What happens if I breach my diversion contract?

It depends.  The contract itself should define what happens if the terms are breached by the practitioner.  It is anticipated that in the event a breach occurs, the practitioner could be subject to the usual attorney ethics investigation and disciplinary process for the conduct that resulted in the breach of the contract.  However, as the present program is presently envisioned, the practitioner will not be subject to discipline for his or her original misconduct (that is, the conduct that led to the practitioner’s entry into the diversion program in the first place).

Am I required to enter into diversion? 

No.  Practitioners are not required to seek diversion.  Unless a qualifying practitioner requests consideration for entry into a diversion program, the matter will be handled just as though no offer of referral was extended.  This means that the normal investigatory procedures may be followed.  Furthermore, at the end of the usual investigation not involving diversion, the OED Director will continue to retain the discretion to dismiss the matter, issue a non-disciplinary warning, refer the practitioner for formal ethics charges, or enter into a settlement agreement with the practitioner.

Will the public learn about my diversion? 

No.  Many practitioners who face discipline are concerned about what information will be disclosed to the public (including clients and competitors) concerning their situation.  Investigations by the Office of Enrollment and Discipline are confidential, and even the existence or non-existence of an ethics investigation is protected by The Privacy Act.

For practitioners who enter into disciplinary diversion agreements, the OED will not publish the contract or provide notice to the public that the practitioner is party to a diversion contract.

Must I self-report my USPTO diversion to my state bar?

Every state has its own rules dictating when a member of that state’s bar must self-report their misconduct.  For example, state bars normally require practitioners to self-report when they have been the subject of “public” ethical discipline by another jurisdiction.  A practitioner’s acceptance into the OED’s Diversion Program is neither public nor discipline.

Entry into the OED Program does not necessarily mean that the practitioner is absolved of all self-reporting obligations.  For example, many states require their members to self-report if they are convicted of a crime.  A practitioner who receives a disciplinary diversion from the USPTO based upon, for example, a drunk driving conviction might be required to report their conviction to their state bar even if they are not required to report the non-disciplinary diversion by the USPTO.  Thus, practitioners must continue to be mindful of their own state bar’s self-reporting requirements to determine whether self-reporting of their misconduct is required.

Will I need to report entry into the USPTO diversion program to my malpractice carrier?

That would be highly unlikely.
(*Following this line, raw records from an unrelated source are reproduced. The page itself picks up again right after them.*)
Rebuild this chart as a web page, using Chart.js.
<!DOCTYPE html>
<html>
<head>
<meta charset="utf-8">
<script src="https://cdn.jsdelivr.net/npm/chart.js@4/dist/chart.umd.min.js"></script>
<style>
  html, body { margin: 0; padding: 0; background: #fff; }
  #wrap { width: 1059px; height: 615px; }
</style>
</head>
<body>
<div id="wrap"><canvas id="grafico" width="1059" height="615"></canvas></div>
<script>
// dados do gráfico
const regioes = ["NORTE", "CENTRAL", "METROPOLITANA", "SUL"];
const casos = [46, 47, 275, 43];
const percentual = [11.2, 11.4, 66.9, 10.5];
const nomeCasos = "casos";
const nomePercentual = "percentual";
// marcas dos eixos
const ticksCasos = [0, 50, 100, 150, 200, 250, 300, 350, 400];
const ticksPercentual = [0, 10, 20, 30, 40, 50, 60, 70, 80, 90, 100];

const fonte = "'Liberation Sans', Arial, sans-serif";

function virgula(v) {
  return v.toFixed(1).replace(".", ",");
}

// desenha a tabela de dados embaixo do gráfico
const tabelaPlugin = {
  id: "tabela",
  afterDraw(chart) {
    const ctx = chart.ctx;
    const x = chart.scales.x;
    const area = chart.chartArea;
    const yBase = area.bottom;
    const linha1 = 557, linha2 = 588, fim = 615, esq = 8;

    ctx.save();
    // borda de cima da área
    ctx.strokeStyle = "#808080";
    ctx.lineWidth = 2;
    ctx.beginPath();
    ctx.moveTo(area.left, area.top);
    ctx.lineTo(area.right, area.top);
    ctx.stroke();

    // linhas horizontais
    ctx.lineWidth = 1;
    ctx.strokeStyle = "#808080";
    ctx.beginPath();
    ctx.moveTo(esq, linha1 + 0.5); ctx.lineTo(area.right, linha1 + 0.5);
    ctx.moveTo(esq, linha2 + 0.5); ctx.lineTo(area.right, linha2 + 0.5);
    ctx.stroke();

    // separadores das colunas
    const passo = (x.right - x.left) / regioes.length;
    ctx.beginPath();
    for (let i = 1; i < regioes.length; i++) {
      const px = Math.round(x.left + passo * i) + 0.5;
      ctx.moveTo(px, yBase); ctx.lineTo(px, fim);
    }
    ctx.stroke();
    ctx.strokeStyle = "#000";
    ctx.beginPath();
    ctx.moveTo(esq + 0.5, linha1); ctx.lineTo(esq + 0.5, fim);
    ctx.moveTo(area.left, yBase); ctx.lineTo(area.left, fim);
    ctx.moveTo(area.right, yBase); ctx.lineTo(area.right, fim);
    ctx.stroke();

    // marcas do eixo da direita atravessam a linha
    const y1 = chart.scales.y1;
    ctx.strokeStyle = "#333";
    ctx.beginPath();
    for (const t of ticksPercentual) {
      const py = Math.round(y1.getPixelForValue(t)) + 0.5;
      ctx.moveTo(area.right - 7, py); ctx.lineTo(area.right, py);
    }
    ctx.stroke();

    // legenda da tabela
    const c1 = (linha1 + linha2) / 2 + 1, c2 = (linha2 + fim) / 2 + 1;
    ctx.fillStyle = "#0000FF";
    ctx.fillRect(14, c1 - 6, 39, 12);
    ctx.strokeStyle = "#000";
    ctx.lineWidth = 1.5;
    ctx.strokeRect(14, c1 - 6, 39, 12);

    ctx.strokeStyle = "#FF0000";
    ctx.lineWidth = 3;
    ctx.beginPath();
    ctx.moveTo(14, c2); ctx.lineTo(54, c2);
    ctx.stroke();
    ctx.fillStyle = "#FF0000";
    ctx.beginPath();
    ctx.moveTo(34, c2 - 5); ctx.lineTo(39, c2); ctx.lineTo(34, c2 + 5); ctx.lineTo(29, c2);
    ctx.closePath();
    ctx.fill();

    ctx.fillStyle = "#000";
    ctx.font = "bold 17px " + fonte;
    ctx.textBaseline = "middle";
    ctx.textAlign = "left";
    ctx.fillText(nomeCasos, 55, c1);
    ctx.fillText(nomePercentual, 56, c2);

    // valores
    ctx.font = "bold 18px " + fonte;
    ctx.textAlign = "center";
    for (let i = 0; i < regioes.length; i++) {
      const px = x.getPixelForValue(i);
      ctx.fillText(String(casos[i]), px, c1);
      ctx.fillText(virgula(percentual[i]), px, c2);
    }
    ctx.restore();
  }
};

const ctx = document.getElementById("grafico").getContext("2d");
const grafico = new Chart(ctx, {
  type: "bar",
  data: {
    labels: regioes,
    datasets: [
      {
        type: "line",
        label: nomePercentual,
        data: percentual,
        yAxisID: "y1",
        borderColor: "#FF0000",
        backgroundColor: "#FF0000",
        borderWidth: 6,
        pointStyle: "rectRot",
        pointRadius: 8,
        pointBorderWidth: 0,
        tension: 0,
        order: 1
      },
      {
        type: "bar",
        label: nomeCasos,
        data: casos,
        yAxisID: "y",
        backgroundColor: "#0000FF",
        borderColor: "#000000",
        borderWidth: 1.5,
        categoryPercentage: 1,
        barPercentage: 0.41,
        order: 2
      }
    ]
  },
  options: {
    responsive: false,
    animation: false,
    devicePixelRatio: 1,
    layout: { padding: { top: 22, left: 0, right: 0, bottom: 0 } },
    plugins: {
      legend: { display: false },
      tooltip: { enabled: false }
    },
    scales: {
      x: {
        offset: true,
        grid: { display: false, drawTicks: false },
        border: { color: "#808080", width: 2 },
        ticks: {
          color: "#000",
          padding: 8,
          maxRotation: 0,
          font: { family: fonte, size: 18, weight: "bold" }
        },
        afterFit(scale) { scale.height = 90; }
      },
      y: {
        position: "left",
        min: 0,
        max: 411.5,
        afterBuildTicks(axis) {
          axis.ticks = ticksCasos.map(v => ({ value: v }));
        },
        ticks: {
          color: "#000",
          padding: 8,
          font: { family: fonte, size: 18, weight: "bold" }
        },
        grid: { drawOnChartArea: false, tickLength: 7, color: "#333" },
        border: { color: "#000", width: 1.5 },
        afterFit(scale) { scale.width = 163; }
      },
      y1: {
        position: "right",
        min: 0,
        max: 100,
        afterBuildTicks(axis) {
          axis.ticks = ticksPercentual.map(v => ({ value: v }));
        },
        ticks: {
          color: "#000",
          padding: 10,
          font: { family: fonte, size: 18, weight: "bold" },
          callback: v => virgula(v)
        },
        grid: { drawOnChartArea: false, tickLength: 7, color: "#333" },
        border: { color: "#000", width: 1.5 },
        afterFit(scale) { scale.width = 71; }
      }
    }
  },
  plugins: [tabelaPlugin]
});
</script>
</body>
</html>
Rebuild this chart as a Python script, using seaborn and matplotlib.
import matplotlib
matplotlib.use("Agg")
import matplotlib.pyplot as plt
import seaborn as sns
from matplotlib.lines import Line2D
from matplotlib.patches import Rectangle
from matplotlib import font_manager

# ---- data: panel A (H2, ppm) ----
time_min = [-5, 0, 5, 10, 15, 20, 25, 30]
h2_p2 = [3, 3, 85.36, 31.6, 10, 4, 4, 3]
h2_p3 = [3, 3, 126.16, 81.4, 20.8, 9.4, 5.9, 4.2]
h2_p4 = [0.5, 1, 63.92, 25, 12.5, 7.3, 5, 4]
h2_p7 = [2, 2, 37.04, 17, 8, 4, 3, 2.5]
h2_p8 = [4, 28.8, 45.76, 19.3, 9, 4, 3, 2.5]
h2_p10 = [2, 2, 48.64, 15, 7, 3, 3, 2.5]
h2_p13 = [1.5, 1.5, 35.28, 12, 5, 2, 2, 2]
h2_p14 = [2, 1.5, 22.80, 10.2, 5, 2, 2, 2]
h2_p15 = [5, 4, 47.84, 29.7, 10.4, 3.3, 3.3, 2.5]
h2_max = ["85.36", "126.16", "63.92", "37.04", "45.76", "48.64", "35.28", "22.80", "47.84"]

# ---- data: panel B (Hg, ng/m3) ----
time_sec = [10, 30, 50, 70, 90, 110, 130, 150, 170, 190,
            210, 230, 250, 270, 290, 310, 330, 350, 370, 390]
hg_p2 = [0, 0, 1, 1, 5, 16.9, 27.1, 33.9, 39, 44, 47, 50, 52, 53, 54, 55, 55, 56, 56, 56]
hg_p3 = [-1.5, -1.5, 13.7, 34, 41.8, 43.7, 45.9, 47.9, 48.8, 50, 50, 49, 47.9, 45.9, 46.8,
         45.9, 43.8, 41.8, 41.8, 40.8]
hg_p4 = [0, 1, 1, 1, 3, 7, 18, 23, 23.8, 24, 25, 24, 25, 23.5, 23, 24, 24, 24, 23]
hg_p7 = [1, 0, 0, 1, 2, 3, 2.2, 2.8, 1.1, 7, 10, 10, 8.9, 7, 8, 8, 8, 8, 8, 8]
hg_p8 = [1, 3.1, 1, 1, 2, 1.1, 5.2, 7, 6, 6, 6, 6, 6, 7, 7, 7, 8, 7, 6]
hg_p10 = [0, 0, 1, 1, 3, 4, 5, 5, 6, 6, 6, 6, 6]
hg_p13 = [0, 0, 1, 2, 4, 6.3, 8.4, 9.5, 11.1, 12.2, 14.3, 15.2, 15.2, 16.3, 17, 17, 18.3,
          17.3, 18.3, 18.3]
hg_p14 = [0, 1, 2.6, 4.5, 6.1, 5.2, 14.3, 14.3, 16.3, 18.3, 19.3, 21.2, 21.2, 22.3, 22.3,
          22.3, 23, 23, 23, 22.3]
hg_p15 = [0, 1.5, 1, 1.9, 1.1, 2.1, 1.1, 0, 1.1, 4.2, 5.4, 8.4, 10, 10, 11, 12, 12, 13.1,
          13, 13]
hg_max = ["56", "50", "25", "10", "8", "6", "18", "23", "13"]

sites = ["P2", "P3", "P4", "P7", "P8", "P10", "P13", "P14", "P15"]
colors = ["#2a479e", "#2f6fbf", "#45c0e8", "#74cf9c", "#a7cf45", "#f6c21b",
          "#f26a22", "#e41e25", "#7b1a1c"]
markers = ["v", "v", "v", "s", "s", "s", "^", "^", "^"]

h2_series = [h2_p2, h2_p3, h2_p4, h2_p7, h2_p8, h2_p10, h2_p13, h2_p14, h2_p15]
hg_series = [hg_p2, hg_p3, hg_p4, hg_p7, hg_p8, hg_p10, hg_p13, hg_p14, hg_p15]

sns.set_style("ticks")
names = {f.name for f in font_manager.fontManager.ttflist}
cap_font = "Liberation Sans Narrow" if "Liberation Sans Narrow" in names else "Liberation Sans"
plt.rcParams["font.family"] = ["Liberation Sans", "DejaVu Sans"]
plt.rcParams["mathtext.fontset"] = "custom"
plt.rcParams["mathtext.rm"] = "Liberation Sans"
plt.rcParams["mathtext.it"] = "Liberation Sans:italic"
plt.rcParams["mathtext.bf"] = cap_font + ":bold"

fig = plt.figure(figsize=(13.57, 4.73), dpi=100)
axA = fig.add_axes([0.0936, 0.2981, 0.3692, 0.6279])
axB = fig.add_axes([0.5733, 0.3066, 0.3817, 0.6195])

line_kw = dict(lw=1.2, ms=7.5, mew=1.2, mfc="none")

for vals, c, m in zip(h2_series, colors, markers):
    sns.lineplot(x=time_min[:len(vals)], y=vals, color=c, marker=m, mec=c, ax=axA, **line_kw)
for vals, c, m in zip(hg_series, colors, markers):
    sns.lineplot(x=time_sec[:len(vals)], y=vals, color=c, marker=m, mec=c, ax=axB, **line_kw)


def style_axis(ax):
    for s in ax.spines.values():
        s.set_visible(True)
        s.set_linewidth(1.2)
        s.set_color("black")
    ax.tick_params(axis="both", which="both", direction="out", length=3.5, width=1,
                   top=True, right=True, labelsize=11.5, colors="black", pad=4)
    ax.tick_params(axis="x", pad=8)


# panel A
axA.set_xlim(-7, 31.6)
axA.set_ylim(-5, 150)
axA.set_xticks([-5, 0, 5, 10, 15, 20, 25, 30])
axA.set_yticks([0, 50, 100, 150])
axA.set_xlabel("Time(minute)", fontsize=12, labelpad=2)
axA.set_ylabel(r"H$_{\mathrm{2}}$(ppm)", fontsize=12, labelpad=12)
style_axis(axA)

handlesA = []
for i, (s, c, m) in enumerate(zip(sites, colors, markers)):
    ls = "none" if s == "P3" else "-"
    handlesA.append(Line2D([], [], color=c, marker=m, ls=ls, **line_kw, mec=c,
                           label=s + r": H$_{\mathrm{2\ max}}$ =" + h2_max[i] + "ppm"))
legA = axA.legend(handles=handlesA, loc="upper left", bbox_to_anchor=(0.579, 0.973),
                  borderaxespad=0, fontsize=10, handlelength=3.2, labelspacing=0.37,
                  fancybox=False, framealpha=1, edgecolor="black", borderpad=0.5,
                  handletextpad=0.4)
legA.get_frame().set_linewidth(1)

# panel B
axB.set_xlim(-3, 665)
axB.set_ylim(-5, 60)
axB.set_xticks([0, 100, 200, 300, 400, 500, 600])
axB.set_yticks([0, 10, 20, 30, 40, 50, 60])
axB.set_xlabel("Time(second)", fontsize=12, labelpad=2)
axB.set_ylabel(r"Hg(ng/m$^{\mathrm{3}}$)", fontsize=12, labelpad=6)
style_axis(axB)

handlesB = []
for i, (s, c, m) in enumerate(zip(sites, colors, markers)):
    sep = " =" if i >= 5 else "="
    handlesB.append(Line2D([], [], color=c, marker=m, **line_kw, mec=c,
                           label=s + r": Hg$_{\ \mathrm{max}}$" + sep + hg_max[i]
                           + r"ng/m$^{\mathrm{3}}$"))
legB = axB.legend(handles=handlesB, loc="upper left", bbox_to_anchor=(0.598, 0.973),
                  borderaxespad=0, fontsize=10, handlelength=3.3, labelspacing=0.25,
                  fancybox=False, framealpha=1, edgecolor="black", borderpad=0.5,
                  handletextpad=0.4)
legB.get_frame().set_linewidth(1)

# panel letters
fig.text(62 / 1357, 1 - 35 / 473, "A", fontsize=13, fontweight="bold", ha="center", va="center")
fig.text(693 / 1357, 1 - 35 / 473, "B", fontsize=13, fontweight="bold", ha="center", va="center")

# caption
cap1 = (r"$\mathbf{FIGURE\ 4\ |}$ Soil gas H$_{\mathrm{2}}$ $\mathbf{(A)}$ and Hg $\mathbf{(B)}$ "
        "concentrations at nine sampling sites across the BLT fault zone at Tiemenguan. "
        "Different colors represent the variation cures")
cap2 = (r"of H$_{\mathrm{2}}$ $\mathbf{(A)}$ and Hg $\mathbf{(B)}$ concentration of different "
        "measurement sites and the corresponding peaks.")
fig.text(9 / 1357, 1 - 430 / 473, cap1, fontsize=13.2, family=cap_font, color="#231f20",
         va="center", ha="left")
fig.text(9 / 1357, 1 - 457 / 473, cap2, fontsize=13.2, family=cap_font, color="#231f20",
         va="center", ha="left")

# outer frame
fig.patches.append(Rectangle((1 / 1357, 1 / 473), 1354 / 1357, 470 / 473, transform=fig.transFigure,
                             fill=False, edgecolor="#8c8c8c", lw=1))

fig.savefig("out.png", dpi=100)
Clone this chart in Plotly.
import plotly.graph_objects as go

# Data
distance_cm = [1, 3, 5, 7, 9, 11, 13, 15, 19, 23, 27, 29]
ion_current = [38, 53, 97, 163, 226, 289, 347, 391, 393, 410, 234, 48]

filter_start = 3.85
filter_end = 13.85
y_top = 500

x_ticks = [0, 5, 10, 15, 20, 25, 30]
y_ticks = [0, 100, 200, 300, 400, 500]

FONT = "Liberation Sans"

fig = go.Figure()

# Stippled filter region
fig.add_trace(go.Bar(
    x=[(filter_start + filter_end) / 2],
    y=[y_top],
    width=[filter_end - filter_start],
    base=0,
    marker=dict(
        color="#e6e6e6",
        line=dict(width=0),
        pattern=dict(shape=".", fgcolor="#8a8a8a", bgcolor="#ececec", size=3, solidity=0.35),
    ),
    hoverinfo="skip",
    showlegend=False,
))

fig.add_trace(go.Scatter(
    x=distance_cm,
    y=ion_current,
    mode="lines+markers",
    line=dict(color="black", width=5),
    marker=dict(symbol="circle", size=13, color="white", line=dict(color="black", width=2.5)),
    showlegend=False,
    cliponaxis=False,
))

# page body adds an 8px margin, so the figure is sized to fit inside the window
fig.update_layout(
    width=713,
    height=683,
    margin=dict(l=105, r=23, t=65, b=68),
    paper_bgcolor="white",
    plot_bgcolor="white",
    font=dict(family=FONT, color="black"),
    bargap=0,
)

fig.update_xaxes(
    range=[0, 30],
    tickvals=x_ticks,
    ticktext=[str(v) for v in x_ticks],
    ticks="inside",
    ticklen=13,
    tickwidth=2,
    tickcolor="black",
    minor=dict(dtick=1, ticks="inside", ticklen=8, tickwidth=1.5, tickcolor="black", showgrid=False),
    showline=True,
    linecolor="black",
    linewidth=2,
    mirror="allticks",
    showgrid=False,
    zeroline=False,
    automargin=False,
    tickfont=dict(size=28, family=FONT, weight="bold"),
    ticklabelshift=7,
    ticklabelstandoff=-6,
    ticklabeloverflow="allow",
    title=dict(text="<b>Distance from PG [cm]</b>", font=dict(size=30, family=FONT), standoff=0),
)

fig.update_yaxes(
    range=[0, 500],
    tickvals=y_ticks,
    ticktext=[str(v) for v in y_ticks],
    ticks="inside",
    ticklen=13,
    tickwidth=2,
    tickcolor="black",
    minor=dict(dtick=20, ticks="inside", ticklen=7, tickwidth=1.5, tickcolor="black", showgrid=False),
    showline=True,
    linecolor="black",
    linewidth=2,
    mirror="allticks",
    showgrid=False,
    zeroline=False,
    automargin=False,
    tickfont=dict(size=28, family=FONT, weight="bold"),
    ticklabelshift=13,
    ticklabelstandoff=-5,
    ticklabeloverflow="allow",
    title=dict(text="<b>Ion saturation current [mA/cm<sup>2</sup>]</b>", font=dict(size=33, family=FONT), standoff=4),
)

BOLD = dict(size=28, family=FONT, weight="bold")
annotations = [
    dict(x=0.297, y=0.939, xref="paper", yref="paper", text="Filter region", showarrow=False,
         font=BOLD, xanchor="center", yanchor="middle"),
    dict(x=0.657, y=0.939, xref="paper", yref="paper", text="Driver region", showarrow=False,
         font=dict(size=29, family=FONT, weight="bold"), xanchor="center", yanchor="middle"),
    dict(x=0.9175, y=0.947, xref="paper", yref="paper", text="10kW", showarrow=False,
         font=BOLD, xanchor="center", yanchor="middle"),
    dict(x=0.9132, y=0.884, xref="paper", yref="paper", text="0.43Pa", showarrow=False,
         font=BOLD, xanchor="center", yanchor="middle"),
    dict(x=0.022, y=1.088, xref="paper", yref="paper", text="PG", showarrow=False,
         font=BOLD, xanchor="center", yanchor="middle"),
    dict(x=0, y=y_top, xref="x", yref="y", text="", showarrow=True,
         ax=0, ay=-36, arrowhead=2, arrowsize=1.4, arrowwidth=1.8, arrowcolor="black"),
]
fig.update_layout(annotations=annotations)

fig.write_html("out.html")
Most malpractice carriers require practitioners to report instances where they have been publicly disciplined.  Again, the OED Diversion Program is neither public nor discipline.  Nevertheless, the underlying conduct that led to the disciplinary diversion may need to be reported to the practitioner’s insurance carrier.  Practitioners should therefore be mindful of the terms of their malpractice insurance so that they may determine if reporting to their carrier is warranted.

Conclusion

Diversion programs provide disciplinary counsel with an alternative mechanism for protecting the public without unnecessarily punishing an attorney whose chief issue is alcohol, substance abuse, or other qualifying types of behavior.  The USPTO should be applauded for recognizing the need for this alternative to discipline.